At the same time, public support for gay rights is on the rise and polls at over 50 percent. The U.S. military ended its Don’t Ask, Don’t Tell policy in September, and even anti-gay activists have conceded that America is moving toward a society that protects its LGBT population.
In October, UK Prime Minister David Cameron told a meeting of Commonwealth leaders that future British aid would be contingent on gay rights protections, drawing livid responses from several African leaders seen as targets of Cameron’s remarks.
"This is an issue where we are pushing for movement,” Cameron said, just weeks after throwing his support behind a new LGBT equality group called The Kaleidoscope Trust. “We are prepared to put some money behind what we believe.”
Leaders of countries including Uganda, Nigeria and Zimbabwe — where homosexuality is widely considered “un-African” and remains illegal — called Cameron out on his proclamation.
Ugandan presidential adviser John Nagenda said that Ugandans, who have gained a global reputation for creating an anti-gay climate since 2009, were “tired of these lectures” and were not to be treated like “children.”

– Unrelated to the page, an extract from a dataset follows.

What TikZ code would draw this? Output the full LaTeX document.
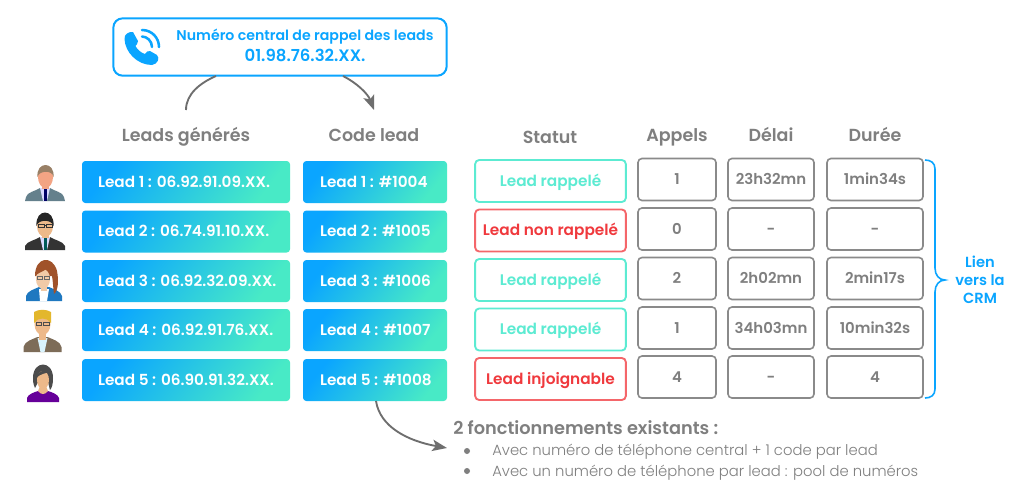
\documentclass[tikz,border=0pt]{standalone}
\usepackage{fontspec}
\setmainfont{Poppins}
\newfontfamily\fsb{Poppins SemiBold}
\newfontfamily\flt{Poppins Light}
\usetikzlibrary{arrows.meta}
\definecolor{blueA}{HTML}{0AA5FF}
\definecolor{tealA}{HTML}{48EAC6}
\definecolor{greyT}{HTML}{7F7F7F}
\definecolor{greyB}{HTML}{8A8A8A}
\definecolor{greenS}{HTML}{5CEBD2}
\definecolor{redS}{HTML}{F4666A}
\definecolor{redT}{HTML}{F0393D}
\definecolor{arrowG}{HTML}{6E6E6E}
\definecolor{skin}{HTML}{EDB98A}
\definecolor{suitA}{HTML}{64808C}
\definecolor{jackB}{HTML}{1F78C0}
\definecolor{jackC}{HTML}{7D6C58}
\definecolor{hairC}{HTML}{E3B72C}
\definecolor{hairR}{HTML}{A0522A}
\tikzset{
 x=0.75pt,y=-0.75pt,
 grad/.style={rounded corners=2.5pt,inner ysep=0,minimum height=31.5pt,text=white,font=\fsb\fontsize{11.45}{12}\selectfont,
   text height=8pt,text depth=0pt,left color=blueA,right color=tealA,shading angle=52},
 leadbox/.style={grad,inner xsep=12pt},
 codebox/.style={grad,inner xsep=12.75pt},
 statbox/.style={rounded corners=3pt,inner sep=0,minimum width=113pt,minimum height=31.5pt,line width=1.4pt,text height=8pt,text depth=0pt,font=\fsb\fontsize{11.5}{12}\selectfont},
 okbox/.style={statbox,draw=greenS,text=greenS},
 badbox/.style={statbox,draw=redS,text=redT},
 cellbox/.style={rounded corners=3pt,inner sep=0,minimum height=31.5pt,draw=greyB,line width=1.2pt,text=greyT,text height=8pt,text depth=0pt,font=\fsb\fontsize{11.2}{12}\selectfont},
 hdr/.style={inner sep=0,text=greyT,text height=9pt,text depth=0pt,font=\fsb\fontsize{13.1}{14}\selectfont},
 curve/.style={draw=arrowG,line width=1.4pt},
 tip/.style={-{Stealth[length=11pt,width=8.5pt,inset=2.5pt]}},
 lbl/.style={inner sep=0,anchor=west,text=greyT,font=\flt\fontsize{11.1}{12}\selectfont},
 dot/.style={circle,fill=greyT,inner sep=0,minimum size=4.5pt},
}
\begin{document}
\begin{tikzpicture}
\useasboundingbox (0,0) rectangle (1024,494);
\fill[white] (0,0) rectangle (1024,494);
% top box
\node[draw=blueA,line width=1.5pt,rounded corners=7pt,inner sep=0,minimum width=250pt,minimum height=43pt] (top) at (280,47) {};
\node[inner sep=0,text=blueA,font=\fsb\fontsize{10.6}{12}\selectfont] (topa) at (305,37) {Numéro central de rappel des leads};
\node[inner sep=0,text=blueA,font=\fsb\fontsize{12.4}{14}\selectfont] (topb) at (305,55.5) {01.98.76.32.XX.};
% phone icon
\begin{scope}[blueA]
\fill (124.5,39) .. controls (124,34) and (129,31.5) .. (133,32) -- (138,41) .. controls (138,44) and (136,45) .. (135.5,46)
 .. controls (137,49) and (141,53) .. (145,54) .. controls (146,52) and (148,50.5) .. (150,51) -- (157,55) .. controls (160,58) and (158,64) .. (152,65)
 .. controls (137,65) and (125,52) .. (124.5,39) -- cycle;
\draw[line width=1.9pt,line cap=round] (142,36.5) .. controls (147,36.5) and (152,41) .. (152,47);
\draw[line width=1.9pt,line cap=round] (142,30) .. controls (152,30) and (159,38) .. (159,47);
\end{scope}
% curved arrows
\coordinate (ca) at (216,76); \coordinate (cb) at (186,110);
\coordinate (cc) at (343,76); \coordinate (cd) at (374,110);
\coordinate (ce) at (376,401); \coordinate (cf) at (447,448);
\draw[curve] (ca) .. controls (200,83) and (186,94) .. (cb);
\draw[curve,tip] (cc) .. controls (357,83) and (368,94) .. (cd);
% headers
\node[hdr] (h1) at (186,135) {Leads générés};
\node[hdr] (h2) at (374,135) {Code lead};
\node[hdr] (h3) at (550,137.5) {Statut};
\node[hdr] (h4) at (677,135.5) {Appels};
\node[hdr] (h5) at (771,135.5) {Délai};
\node[hdr] (h6) at (875,135.5) {Durée};
% columns
\foreach \i/\y/\t in {1/182/06.92.91.09.XX.,2/231.5/06.74.91.10.XX.,3/281/06.92.32.09.XX.,4/330/06.92.91.76.XX.,5/380/06.90.91.32.XX.}
  \node[leadbox] (l\i) at (186,\y) {\makebox[132pt][l]{Lead \i{} : \t}};
\foreach \i/\y/\t in {1/182/1004,2/231.5/1005,3/281/1006,4/330/1007,5/380/1008}
  \node[codebox] (c\i) at (375,\y) {\makebox[82.5pt][l]{Lead \i{} : \#\t}};
\foreach \i/\y/\s/\t in {1/181/okbox/Lead rappelé,2/230.5/badbox/Lead non rappelé,3/280/okbox/Lead rappelé,4/329.5/okbox/Lead rappelé,5/379/badbox/Lead injoignable}
  \node[\s] (s\i) at (550.5,\y) {\t};
\foreach \i/\y/\a/\d/\u in {1/179.5/1/23h32mn/1min34s,2/229/0/-/-,3/278.5/2/2h02mn/2min17s,4/328/1/34h03mn/10min32s,5/377/4/-/4}{
  \node[cellbox,minimum width=58.5pt] (a\i) at (677,\y) {\a};
  \node[cellbox,minimum width=64.5pt] (d\i) at (771,\y) {\d};
  \node[cellbox,minimum width=72pt] (u\i) at (875,\y) {\u};
}
% brace
\coordinate (ba) at (925,160); \coordinate (bb) at (945,280); \coordinate (bc) at (925,398);
\draw[blueA,line width=1.2pt] (ba) .. controls (931,160) and (935,163) .. (935,169) -- (935,268) .. controls (935,275) and (939,280) .. (bb)
  .. controls (939,280) and (935,285) .. (935,292) -- (935,389) .. controls (935,395) and (931,398) .. (bc);
\node[inner sep=0,align=center,text=blueA,font=\fsb\fontsize{11}{13.4}\selectfont] (crm) at (980,280) {Lien\\vers la\\CRM};
% bottom
\draw[curve,tip] (ce) .. controls (380,427) and (408,441) .. (cf);
\node[inner sep=0,anchor=west,text=greyT,font=\fsb\fontsize{13.3}{14}\selectfont] (t0) at (453,428) {2 fonctionnements existants :};
\node[dot] (b1) at (467,451) {}; \node[dot] (b2) at (467,471) {};
\node[lbl] (t1) at (492,451.5) {Avec numéro de téléphone central + 1 code par lead};
\node[lbl] (t2) at (492,472.5) {Avec un numéro de téléphone par lead : pool de numéros};
% avatars
\begin{scope}[shift={(45,201)}]
\fill[suitA] (-20,0) -- (-19,-4) .. controls (-18,-9) and (-9,-10) .. (-5,-13) -- (5,-13) .. controls (9,-10) and (18,-9) .. (19,-4) -- (20,0) -- cycle;
\fill[white!85!blue] (-5,-13) -- (5,-13) -- (2,0) -- (-2,0) -- cycle;
\fill[skin!80!red!85!white] (-3.5,-18) rectangle (3.5,-12);
\fill[skin!80!red!85!white] (0.5,-24) ellipse [x radius=7.5,y radius=11];
\fill[gray!60!brown] (-7.5,-24) .. controls (-9,-40) and (10,-40) .. (8.5,-24) .. controls (8,-31) and (-6,-31) .. (-7.5,-24) -- cycle;
\fill[blue!40!black] (-1.5,-12) -- (1.5,-12) -- (1.5,0) -- (-1.5,0) -- cycle;
\end{scope}
\begin{scope}[shift={(45,250)}]
\fill[black!80] (-20,0) -- (-20,-4) .. controls (-18,-9) and (-9,-10) .. (-5,-13) -- (5,-13) .. controls (9,-10) and (18,-9) .. (20,-4) -- (20,0) -- cycle;
\fill[white!85!blue] (-5,-13) -- (5,-13) -- (2,0) -- (-2,0) -- cycle;
\fill[skin] (-3.5,-18) rectangle (3.5,-12);
\fill[skin] (0,-24) ellipse [x radius=8,y radius=11];
\fill[black!85] (-8.5,-24) .. controls (-10,-42) and (10,-42) .. (8.5,-24) .. controls (7,-31) and (-7,-31) .. (-8.5,-24) -- cycle;
\fill[teal!70!black] (-1.5,-12) -- (1.5,-12) -- (1.5,0) -- (-1.5,0) -- cycle;
\draw[black!80,line width=.7pt] (-7,-26) rectangle (-1,-22.5) (1,-26) rectangle (7,-22.5) (-1,-25) -- (1,-25);
\end{scope}
\begin{scope}[shift={(44,301)}]
\fill[jackB] (-18,0) -- (-18,-5) .. controls (-17,-10) and (-9,-12) .. (-5,-14) -- (5,-14) .. controls (9,-12) and (17,-10) .. (18,-5) -- (18,0) -- cycle;
\fill[white] (-5,-12) -- (5,-12) -- (3,0) -- (-4,0) -- cycle;
\fill[skin!75!white] (-3,-16) rectangle (3,-10);
\fill[hairR] (-9,-25) .. controls (-9,-45) and (9,-46) .. (13,-30) .. controls (15,-20) and (14,-10) .. (10,-7) .. controls (9,-14) and (9,-20) .. (8,-25) -- cycle;
\fill[skin!75!white] (-1,-22) ellipse [x radius=7,y radius=10];
\fill[hairR] (-8,-26) .. controls (-8,-36) and (2,-38) .. (6,-34) .. controls (2,-31) and (-4,-29) .. (-8,-26) -- cycle;
\draw[black!60,line width=.6pt] (-7,-25) rectangle (-2,-22) (0,-25) rectangle (5,-22);
\end{scope}
\begin{scope}[shift={(42.5,352)}]
\fill[jackC] (-19,0) -- (-19,-5) .. controls (-18,-11) and (-9,-13) .. (-5,-15) -- (5,-15) .. controls (9,-13) and (18,-11) .. (19,-5) -- (19,0) -- cycle;
\fill[cyan!15] (-5,-14) -- (5,-14) -- (2,0) -- (-2,0) -- cycle;
\fill[skin] (-3.5,-20) rectangle (3.5,-12);
\fill[skin] (0,-28) ellipse [x radius=8,y radius=11];
\fill[hairC] (-8.5,-29) -- (-8.5,-40) .. controls (-4,-43) and (4,-43) .. (8.5,-40) -- (8.5,-29) .. controls (5,-35) and (-5,-35) .. (-8.5,-29) -- cycle;
\draw[black!70,line width=.6pt] (-6.5,-30) rectangle (-1,-27) (1,-30) rectangle (6.5,-27);
\end{scope}
\begin{scope}[shift={(43,402)}]
\fill[violet!80!blue] (-16,0) -- (-16,-4) .. controls (-15,-8) and (-8,-10) .. (-5,-11) .. controls (-2,-8) and (2,-8) .. (5,-11) .. controls (8,-10) and (15,-8) .. (16,-4) -- (16,0) -- cycle;
\fill[skin] (-5,-11) .. controls (-2,-7) and (2,-7) .. (5,-11) -- (3,-16) -- (-3,-16) -- cycle;
\fill[black!70] (-10,-24) .. controls (-10,-42) and (10,-42) .. (10,-24) .. controls (10,-18) and (9,-14) .. (7,-12) -- (5,-20) -- (-5,-20) -- (-8,-14) .. controls (-10,-18) and (-10,-22) .. (-10,-24) -- cycle;
\fill[skin] (0,-22) ellipse [x radius=6,y radius=9];
\fill[black!70] (-7,-24) .. controls (-5,-32) and (3,-33) .. (7,-30) .. controls (3,-29) and (-3,-28) .. (-7,-24) -- cycle;
\end{scope}
\end{tikzpicture}
\end{document}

Zimbabwean President Robert Mugabe called Cameron “satanic,” an illustration of the religious undertones of the often hostile international debate. Christian fundamentalist groups from the U.S. have made powerful inroads to Africa in recent years, evangelizing a conservative brand of Christianity with a profoundly anti-gay posture. Meanwhile conservative Muslim and Jewish groups have led campaigns against LGBT rights in countries ranging from the United States to Saudi Arabia.
As Graeme Reid, director of the LGBT rights program at Human Rights Watch, wrote for GlobalPost’s “Rainbow Struggle” series in November, the battle lines are being redrawn on a global scale, tipping societies toward equality in some places while invoking backlash in others.
“Instead of a move towards decriminalization, we see some countries introducing new legislation or tightening up on existing legislation or implementing previously dormant laws,” Reid wrote. “Stricter laws are seen as a way of shoring up ‘traditional culture.’ Of course, the irony that most of the sodomy laws are a vestige of colonialism in the first place is often lost.”
As the U.S. and the UK grapple with their own past and present imperial legacies, the bilateral commitment of foreign aid to more LGBT-tolerant countries is sure to give momentum to the equality movement. But as in the U.S. where LGBT policy is often contradictory and social attitudes vary widely — or in Spain where gay marriage is legal but discrimination persists — official acts are only part of the story.